そして国際的な圧力の結果、10年前に廃止された大店法(大型小売店舗立地法)によって様相が一変した日本の地域商店街。私たちの身近に起きているこれらの現象の背景には何か共通の力が働いているのではないか。そこに(アメリカが自国の利益のためにおし進めて来た)グローバル化した経済システムの見えざる手を感じるのは私だけではないだろう。
そう考えると、こうした動きを後押しして来た、現代の経営者たち、政治家たちも(そしてマスコミも)、グローバルな経済システムという一つの見えざる手の中で、ただ歯車のように動かされて来ただけではなかったのか。
◆ぶつかる2つの価値観
多分、菅首相が「第3の開国」と言って政治生命をかけようとしているTPPでもこれと同じようなことが起こるのでないか。そして、グローバルな経済システムと、こうした身近に起きている現象の関連を巡って今、2つの価値観がぶつかり始めているのではないかと思う。
例えばTPPについても、マスメディアは開国するために農業を如何に納得させるか、納得させられるのか、という観点でしか論じていない感じだが、注意深く読んで行くと、識者の間では、もっと大きな「2つの価値観」を巡って激しい論戦が始まろうとしているように見える。
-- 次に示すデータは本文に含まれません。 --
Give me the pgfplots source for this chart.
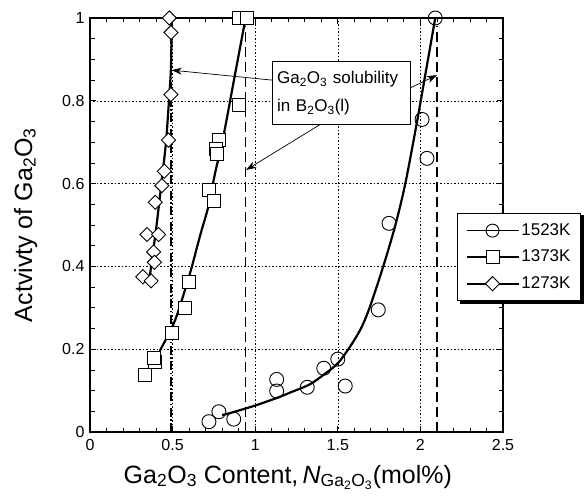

「このままでは日本は世界から取り残されてしまう」という意見と、「それで日本の大事なものは守れるか、私たちの生活は良くなるのか」と言う意見。それぞれの意見が誰の利益を代表しているのか、その根底にどんな価値観があるのか。それらの特質を、私はまだはっきり掴めていないのだが、これから「日々のコラム」でそのおぼろげながら見えて来たものを書いて行きたい。
さしあたって、冒頭に書いたように身近な現象を通して、「誰のために会社を経営するのか」と「TPPをめぐる2つの価値観」の二つテーマになりそうだが、どうもこの二つも互いに関連しているような気がする。